The project is the latest stage in the quest to develop fusion power - the energy source of the Sun and other stars.

Advocates say it could be cheap and environmentally friendly, though very expensive and time-consuming to develop.

Iter, the International Thermonuclear Energy Reactor, will run for 20 years and cost about $10bn.

It will bridge the gap between current fusion reactors and the first ever prototype commercial plant that could follow.

Delegations from China and the US joined those from Canada, the European Union, Japan and the Russian Federation at the Eighth Iter Negotiations Meeting held in Russia a few days ago.

The US had previously withdrawn from Iter negotiations undertaking a review of its fusion policy. Now, however, the US and China have declared their commitment to develop fusion energy as a potential source of energy.

Alternate energy sources

At the meeting, the Chinese delegation said that, as the largest developing country in the world, it had a great need to pursue alternative energy sources.

Dr Jerome Pamela, of Jet (Joint European Torus, a European flagship fusion project based at Culham in Oxfordshire, UK), said: "China is probably the country in the world that has the largest needs for development of electrical power production."

POSSIBLE ITER SITES Clarington, Canada Cadarache, France Vandellos, Spain Rokkasho-mura, Japan

The US delegation reiterated President Bush's recent announcement that "the results of Iter will advance the effort to produce clean, safe, renewable, and commercially available fusion energy by the middle of this century."

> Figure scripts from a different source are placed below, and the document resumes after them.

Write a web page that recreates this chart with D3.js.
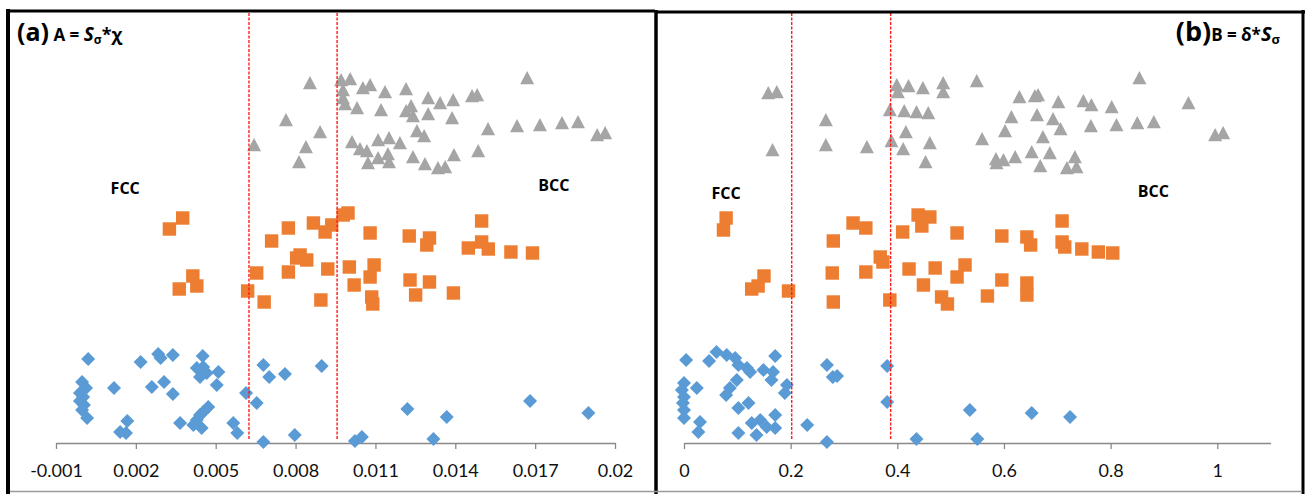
<!DOCTYPE html>
<html><head><meta charset="utf-8">
<script src="https://cdn.jsdelivr.net/npm/d3@7"></script>
<style>
body{margin:0;background:#fff}
svg{display:block}
text{font-family:Lato,"Open Sans","Liberation Sans",sans-serif}
</style>
</head><body>
<svg id="chart" width="1311" height="494"></svg>
<script>
// ---------- DATA ----------
// Panel (a): x = A = S_sigma * chi ; y = arbitrary vertical spread (no y axis)
const triA = [[0.00644,2.98],[0.00764,3.23],[0.00813,2.81],[0.00839,2.96],[0.00854,3.60],[0.00892,3.11],
[0.00971,3.63],[0.00978,3.53],[0.00978,3.45],[0.00986,3.39],[0.01005,3.64],[0.01031,3.35],[0.01053,3.55],[0.01080,3.58],
[0.01121,3.33],[0.01136,3.51],[0.01215,3.54],[0.01215,3.32],[0.01234,3.37],[0.01241,3.27],[0.01298,3.45],[0.01298,3.29],
[0.01343,3.40],[0.01392,3.43],[0.01388,3.25],[0.01463,3.47],[0.01482,3.48],[0.01670,3.65],[0.01523,3.14],[0.01632,3.17],
[0.01718,3.18],[0.01801,3.20],[0.01861,3.21],[0.01933,3.08],[0.01963,3.10],
[0.01012,3.01],[0.01042,2.94],[0.01068,2.92],[0.01072,2.80],[0.01110,3.03],[0.01110,2.85],[0.01151,3.05],[0.01147,2.89],
[0.01151,2.81],[0.01192,3.00],[0.01241,2.86],[0.01286,2.79],[0.01335,2.75],[0.01362,2.76],[0.01395,2.88],[0.01486,2.92],
[0.01256,3.12],[0.01283,3.07]];
const sqA = [[0.00376,2.25],[0.00326,2.14],[0.00414,1.67],[0.00363,1.54],[0.00429,1.57],[0.00620,1.52],[0.00654,1.70],
[0.00682,1.41],[0.00710,2.02],[0.00773,2.15],[0.00773,1.71],[0.00804,1.85],[0.00817,1.88],[0.00842,1.83],[0.00867,2.20],
[0.00911,2.11],[0.00936,2.18],[0.00979,2.28],[0.00997,2.30],[0.00921,1.74],[0.00895,1.43],[0.01002,1.76],[0.01080,2.10],
[0.01095,1.78],[0.01080,1.66],[0.01020,1.58],[0.01086,1.46],[0.01090,1.39],[0.01227,2.07],[0.01303,2.05],[0.01293,1.98],
[0.01230,1.63],[0.01251,1.48],[0.01303,1.61],[0.01393,1.50],[0.01499,2.22],[0.01499,2.01],[0.01449,1.95],[0.01524,1.94],
[0.01609,1.91],[0.01690,1.90]];
const diaA = [[0.00021,0.84],[-0.00002,0.61],[0.00013,0.55],[-0.0001,0.50],[0.00002,0.46],[-0.0001,0.42],[0.00005,0.38],
[-0.00002,0.33],[0.00017,0.25],[0.00118,0.55],[0.00218,0.81],[0.00284,0.89],[0.00293,0.85],[0.00339,0.88],[0.00260,0.56],
[0.00306,0.61],[0.00339,0.49],[0.00168,0.22],[0.00141,0.11],[0.00163,0.10],[0.00366,0.20],[0.00416,0.18],[0.00447,0.15],
[0.00441,0.28],[0.00472,0.36],[0.00453,0.31],[0.00429,0.23],[0.00451,0.87],[0.00429,0.75],[0.00453,0.76],[0.00441,0.66],
[0.00466,0.70],[0.00510,0.71],[0.00504,0.58],[0.00566,0.20],[0.00581,0.10],[0.00614,0.50],[0.00654,0.40],[0.00679,0.78],
[0.00701,0.66],[0.00760,0.69],[0.00679,0.01],[0.00797,0.08],[0.00898,0.77],[0.01220,0.34],[0.01368,0.26],[0.01681,0.42],
[0.01900,0.30],[0.01023,0.02],[0.01049,0.06],[0.01318,0.04]];
const linesA = [0.00625, 0.00956];
const ticksA = [-0.001,0.002,0.005,0.008,0.011,0.014,0.017,0.02];
const tickLabelsA = ["-0.001","0.002","0.005","0.008","0.011","0.014","0.017","0.02"];

// Panel (b): x = B = delta * S_sigma
const triB = [[0.158,3.50],[0.174,3.51],[0.166,2.93],[0.266,3.23],[0.266,2.98],[0.343,2.96],[0.399,3.58],[0.401,3.51],
[0.421,3.57],[0.448,3.55],[0.486,3.60],[0.486,3.51],[0.549,3.62],[0.386,3.33],[0.413,3.32],[0.436,3.31],[0.458,3.30],
[0.416,3.11],[0.389,3.02],[0.411,2.94],[0.461,3.00],[0.453,2.81],[0.559,3.04],[0.629,3.46],[0.658,3.47],[0.664,3.48],
[0.702,3.41],[0.749,3.42],[0.764,3.38],[0.802,3.36],[0.854,3.65],[0.946,3.40],[0.614,3.26],[0.662,3.28],[0.692,3.24],
[0.706,3.14],[0.602,3.12],[0.673,3.06],[0.763,3.17],[0.811,3.18],[0.850,3.20],[0.881,3.21],[0.996,3.08],[1.011,3.10],
[0.585,2.84],[0.599,2.83],[0.586,2.80],[0.621,2.86],[0.652,2.91],[0.668,2.77],[0.686,2.90],[0.718,2.75],[0.733,2.86],[0.736,2.76]];
const sqB = [[0.079,2.25],[0.074,2.13],[0.150,1.67],[0.139,1.57],[0.127,1.54],[0.196,1.52],[0.280,2.02],[0.278,1.70],
[0.280,1.41],[0.317,2.20],[0.341,2.15],[0.341,1.71],[0.368,1.86],[0.373,1.81],[0.386,1.43],[0.410,2.11],[0.439,2.28],
[0.461,2.26],[0.446,2.17],[0.422,1.74],[0.449,1.58],[0.471,1.75],[0.483,1.46],[0.494,1.39],[0.512,2.10],[0.527,1.78],
[0.512,1.66],[0.569,1.47],[0.596,2.07],[0.596,1.63],[0.643,2.06],[0.650,1.98],[0.643,1.60],[0.643,1.48],[0.709,2.22],
[0.709,2.01],[0.714,1.96],[0.746,1.94],[0.777,1.91],[0.804,1.90]];
const diaB = [[0.004,0.83],[0.000,0.60],[-0.004,0.53],[0.000,0.46],[-0.002,0.40],[0.000,0.33],[0.000,0.25],[0.024,0.55],
[0.030,0.21],[0.027,0.11],[0.047,0.82],[0.061,0.91],[0.080,0.88],[0.096,0.85],[0.102,0.78],[0.118,0.75],[0.124,0.71],
[0.149,0.73],[0.167,0.71],[0.171,0.87],[0.164,0.63],[0.099,0.63],[0.086,0.55],[0.079,0.48],[0.102,0.35],[0.121,0.40],
[0.102,0.10],[0.127,0.20],[0.143,0.23],[0.155,0.16],[0.171,0.28],[0.171,0.15],[0.136,0.08],[0.193,0.58],[0.189,0.50],
[0.231,0.18],[0.268,0.78],[0.279,0.66],[0.287,0.67],[0.268,0.01],[0.381,0.77],[0.381,0.41],[0.436,0.04],[0.536,0.33],
[0.550,0.04],[0.652,0.30],[0.724,0.26]];
const linesB = [0.202, 0.3875];
const ticksB = [0,0.2,0.4,0.6,0.8,1];
const tickLabelsB = ["0","0.2","0.4","0.6","0.8","1"];

// ---------- DRAW ----------
const svg = d3.select("#chart");
const COLORS = {tri:"#a5a5a5", sq:"#ed7d31", dia:"#5b9bd5"};
const BOLDFONT = "'Open Sans', Lato, sans-serif";

const y = d3.scaleLinear().domain([0, 4.3]).range([443, 13]);

const triType = {draw(c, s){ const r = Math.sqrt(s)/2; c.moveTo(0,-r); c.lineTo(r, r*0.9); c.lineTo(-r, r*0.9); c.closePath(); }};
const diaType = {draw(c, s){ const r = Math.sqrt(s)/2; c.moveTo(0,-r); c.lineTo(r,0); c.lineTo(0,r); c.lineTo(-r,0); c.closePath(); }};
const symTri = d3.symbol().type(triType).size(196);
const symSq = d3.symbol().type(d3.symbolSquare).size(180);
const symDia = d3.symbol().type(diaType).size(196);

function panel(x, tri, sq, dia, lines, ticks, labels) {
  const g = svg.append("g");
  const ax = d3.axisBottom(x).tickValues(ticks).tickFormat((d,i)=>labels[i]).tickSizeInner(6).tickSizeOuter(0);
  const ag = g.append("g").attr("transform", `translate(0,${y(0)})`).call(ax);
  ag.select(".domain").attr("stroke","#898989").attr("stroke-width",1.3);
  ag.selectAll(".tick line").attr("stroke","#898989").attr("stroke-width",1.3);
  ag.selectAll(".tick text").attr("y",21).attr("fill","#111").style("font-size","18px").style("font-family","Lato, 'Open Sans', sans-serif");
  const pts = (data, sym, col) => g.append("g").selectAll("path").data(data).join("path")
    .attr("d", sym).attr("transform", d=>`translate(${x(d[0])},${y(d[1])})`).attr("fill", col);
  pts(dia, symDia, COLORS.dia);
  pts(sq, symSq, COLORS.sq);
  pts(tri, symTri, COLORS.tri);
  g.append("g").selectAll("line").data(lines).join("line")
    .attr("x1", d=>x(d)).attr("x2", d=>x(d)).attr("y1", y(4.3)).attr("y2", y(0.03))
    .attr("stroke","#ff1a1a").attr("stroke-width",1.4).attr("stroke-dasharray","3,1.5");
  return g;
}

const xa = d3.scaleLinear().domain([-0.001, 0.02]).range([56, 615]);
const xb = d3.scaleLinear().domain([0, 1.1]).range([684, 1270.6]);
panel(xa, triA, sqA, diaA, linesA, ticksA, tickLabelsA);
panel(xb, triB, sqB, diaB, linesB, ticksB, tickLabelsB);

// frames
const fr = svg.append("g");
fr.append("line").attr("x1",8).attr("x2",8).attr("y1",9).attr("y2",494).attr("stroke","#000").attr("stroke-width",4);
fr.append("line").attr("x1",6).attr("x2",655).attr("y1",11).attr("y2",11).attr("stroke","#000").attr("stroke-width",3);
fr.append("line").attr("x1",657).attr("x2",1305).attr("y1",12).attr("y2",12).attr("stroke","#000").attr("stroke-width",3);
fr.append("line").attr("x1",656).attr("x2",656).attr("y1",10).attr("y2",494).attr("stroke","#000").attr("stroke-width",3.5);
fr.append("line").attr("x1",1303).attr("x2",1303).attr("y1",10).attr("y2",494).attr("stroke","#000").attr("stroke-width",3);
fr.append("line").attr("x1",10).attr("x2",1302).attr("y1",491.5).attr("y2",491.5).attr("stroke","#9a9a9a").attr("stroke-width",1.5);

// titles
const tA = svg.append("text").attr("x",17).attr("y",41).attr("font-weight","bold").attr("fill","#000").style("font-family",BOLDFONT);
tA.append("tspan").text("(a)").style("font-size","25px");
tA.append("tspan").text(" A = ").style("font-size","17px");
tA.append("tspan").text("S").style("font-size","19px").style("font-style","italic");
tA.append("tspan").text("σ").style("font-size","12px").attr("dy",3);
tA.append("tspan").text("*χ").style("font-size","18px").attr("dy",-3);

const tB = svg.append("text").attr("x",1280).attr("y",41).attr("text-anchor","end").attr("font-weight","bold").attr("fill","#000").style("font-family",BOLDFONT);
tB.append("tspan").text("(b)").style("font-size","27px");
tB.append("tspan").text("B = δ*").style("font-size","17px");
tB.append("tspan").text("S").style("font-size","20px").style("font-style","italic");
tB.append("tspan").text("σ").style("font-size","13px").attr("dy",3);

// phase labels
const lab = [[xa, 0.0016, 2.55, "FCC"],[xa, 0.0177, 2.58, "BCC"],[xb, 0.079, 2.50, "FCC"],[xb, 0.880, 2.52, "BCC"]];
svg.append("g").selectAll("text").data(lab).join("text")
  .attr("x", d=>d[0](d[1])).attr("y", d=>y(d[2])).attr("text-anchor","middle").attr("dy","0.35em")
  .attr("font-weight","bold").style("font-size","16px").style("font-family",BOLDFONT).attr("fill","#000").text(d=>d[3]);
</script>
</body></html>
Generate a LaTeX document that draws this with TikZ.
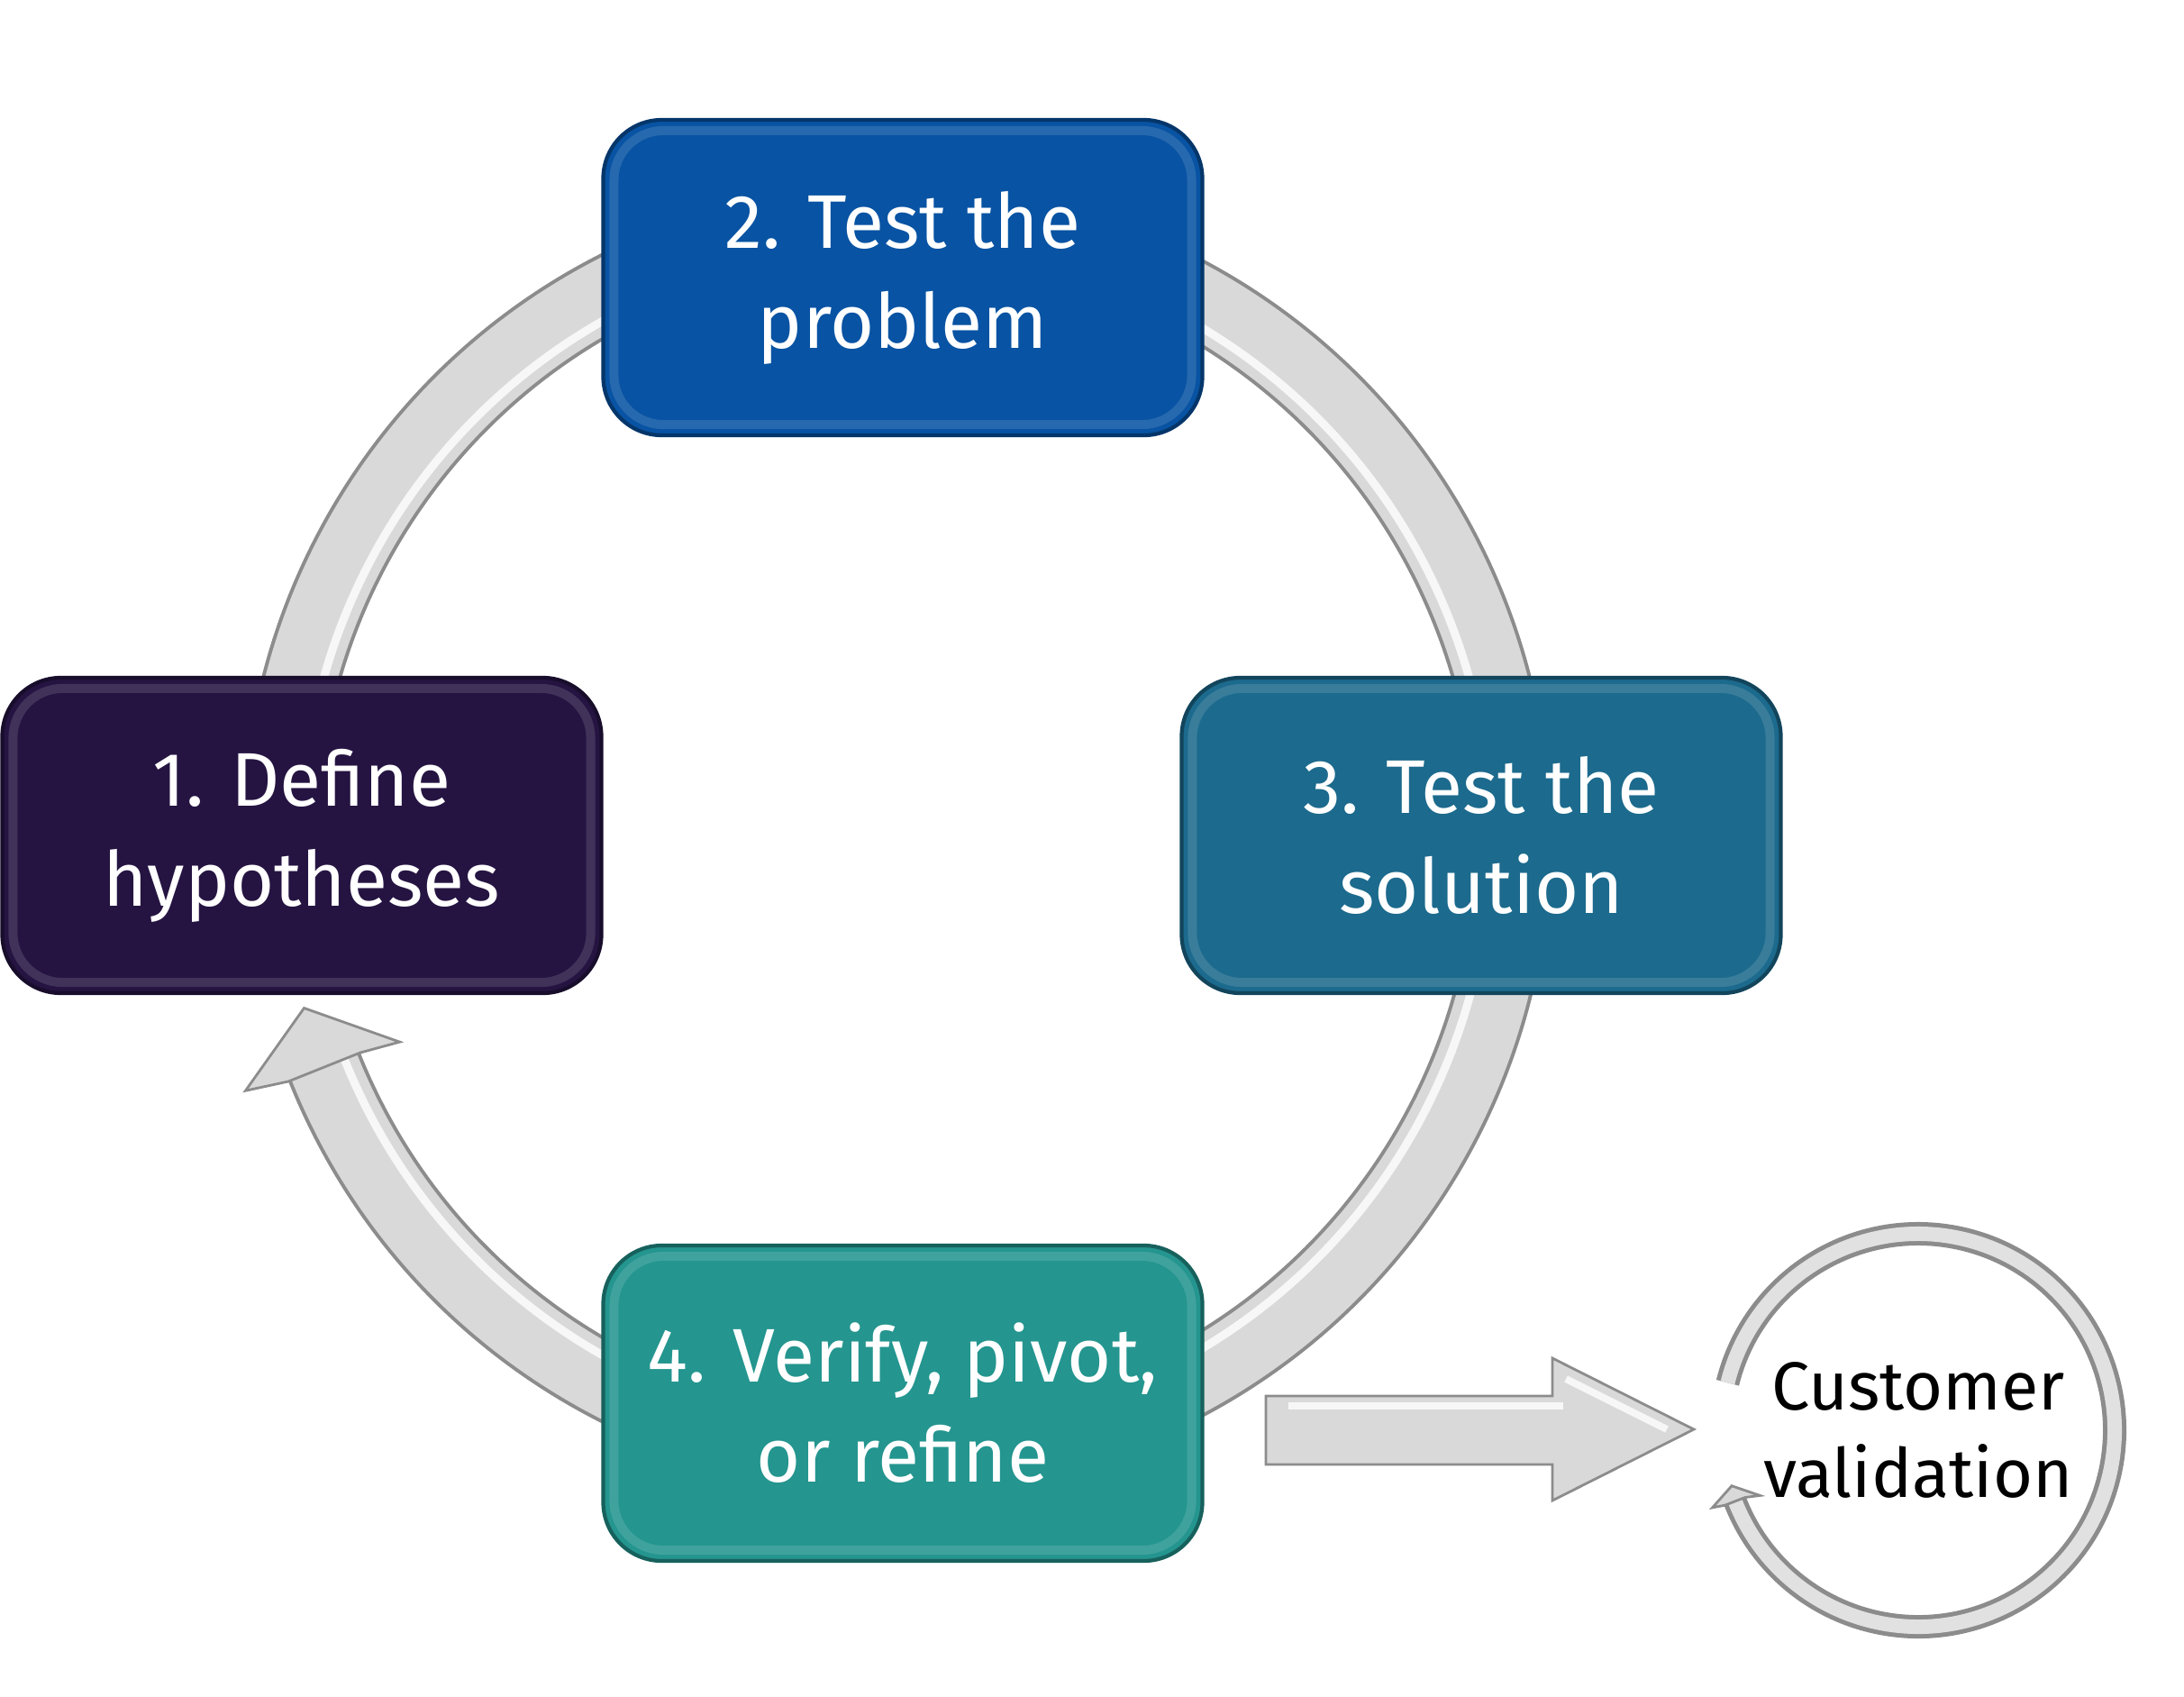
\documentclass[tikz,border=0pt]{standalone}
\usepackage{fontspec}
\setmainfont{Fira Sans}
\usetikzlibrary{calc}
\definecolor{cA}{HTML}{251442}
\definecolor{cB}{HTML}{0853A3}
\definecolor{cC}{HTML}{1C6A8D}
\definecolor{cD}{HTML}{24958F}
\definecolor{ringgray}{HTML}{D9D9D9}
\definecolor{edgegray}{HTML}{8C8C8C}
\begin{document}
\begin{tikzpicture}[x=0.1mm,y=0.1mm,
  stepbox/.style={draw=#1!65!black, line width=1.2pt, fill=#1, rounded corners=6.5mm,
    minimum width=66.5mm, minimum height=35mm, align=center, text=white,
    font=\fontsize{24}{31.6}\selectfont, inner sep=0pt},
  rim/.style={white, opacity=0.13, line width=1.0mm, rounded corners=5.5mm},
  ringbody/.style={line width=7.8mm, ringgray},
  ringedge/.style={line width=8.6mm, edgegray},
  headfill/.style={fill=ringgray, draw=edgegray, line width=0.8pt, line join=miter}
]
\useasboundingbox (0,0) rectangle (2424,-1882);
\coordinate (C) at (995,-930);
\coordinate (V) at (2129,-1587);

% big ring
\draw[ringedge] ($(C)+(201.8:684)$) arc[start angle=201.8, end angle=545, radius=684];
\draw[ringbody] ($(C)+(201.8:684)$) arc[start angle=201.8, end angle=545, radius=684];
\draw[white, line width=0.9mm, opacity=0.8] ($(C)+(201.8:660)$) arc[start angle=201.8, end angle=545, radius=660];
% ring arrow head
\path[headfill] ($(C)+(201.2:775)$) -- ($(C)+(196:684)$) -- ($(C)+(202.3:596)$)
  -- ($(C)+(201.8:641)$) -- ($(C)+(201.8:727)$) -- cycle;

% boxes
\node[stepbox=cA] (b1) at (335,-927) {1. Define\\hypotheses};
\node[stepbox=cB] (b2) at (1002,-308) {2. Test the\\problem};
\node[stepbox=cC] (b3) at (1644,-927) {3. Test the\\solution};
\node[stepbox=cD] (b4) at (1002,-1557) {4. Verify, pivot,\\or refine};
\foreach \n in {b1,b2,b3,b4}
  \draw[rim] ($(\n.south west)+(14,14)$) rectangle ($(\n.north east)+(-14,-14)$);

% validation loop
\node[font=\fontsize{21.5}{27.6}\selectfont, align=center, inner sep=0pt] (cv) at (V) {Customer\\validation};
\draw[line width=2.6mm, edgegray] ($(V)+(166:218)$) arc[start angle=166, end angle=-159.2, radius=218];
\draw[line width=1.6mm, ringgray!80!white] ($(V)+(166:218)$) arc[start angle=166, end angle=-159.2, radius=218];
\path[headfill] ($(V)+(200.6:244)$) -- ($(V)+(196.6:216)$) -- ($(V)+(202.4:190)$)
  -- ($(V)+(201.2:206)$) -- ($(V)+(201.2:230)$) -- cycle;

% straight arrow
\coordinate (as) at (1405,-1587);
\coordinate (at) at (1880,-1586);
\path[fill=ringgray, draw=edgegray, line width=0.8pt]
  (1405,-1549) -- (1723,-1549) -- (1723,-1507) -- (at) -- (1723,-1665)
  -- (1723,-1625) -- (1405,-1625) -- cycle;
\draw[white, line width=0.8mm, opacity=0.8] (1430,-1560) -- (1735,-1560);
\draw[white, line width=0.8mm, opacity=0.8] (1738,-1530) -- (1850,-1586);
\end{tikzpicture}
\end{document}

US Secretary of Energy Spencer Abraham said: "This international fusion project is a major step towards a fusion demonstration power plant that could usher in commercial fusion energy."

He added: "Iter also provides a cost-effective way to proceed with fusion research worldwide with the collaborating parties sharing in the project's cost of construction and operation."

Virtually inexhaustible

In a fusion reaction, energy is produced when light atoms are fused together to form heavier atoms.

To use fusion reactions as an energy source, it is necessary to heat a gas to temperatures exceeding 100 million Celsius - many times hotter than the centre of the Sun. At these temperatures, the gas becomes a plasma.

Under these conditions, the plasma particles, from deuterium and tritium, fuse to form helium and high speed neutrons, releasing significant amounts of energy.

A commercial power station will use the heat generated by the neutrons, slowed down by a blanket of denser material (lithium), to generate electricity.

The fuels used are virtually inexhaustible. Deuterium and tritium are both isotopes of hydrogen. Deuterium is extracted from water and tritium is manufactured from a light metal, lithium, which is found all over the world.

One kilogram would produce the same amount of energy as 10,000,000 kg of fossil fuel.

Essential technologies

Iter would be the world's largest international cooperative research and development project next to the International Space Station.

The goal of Iter is to produce 500 megawatts of fusion power for 500 seconds or longer during each individual fusion experiment and in doing so demonstrate essential technologies for a commercial reactor.

Iter could begin construction in 2006 and be operational in 2014. Fusion research would last for up to 20 years.

Iter officials are hoping to decide where the fusion reactor will be based within the next few years or so and have agreed to meet in Vienna in May.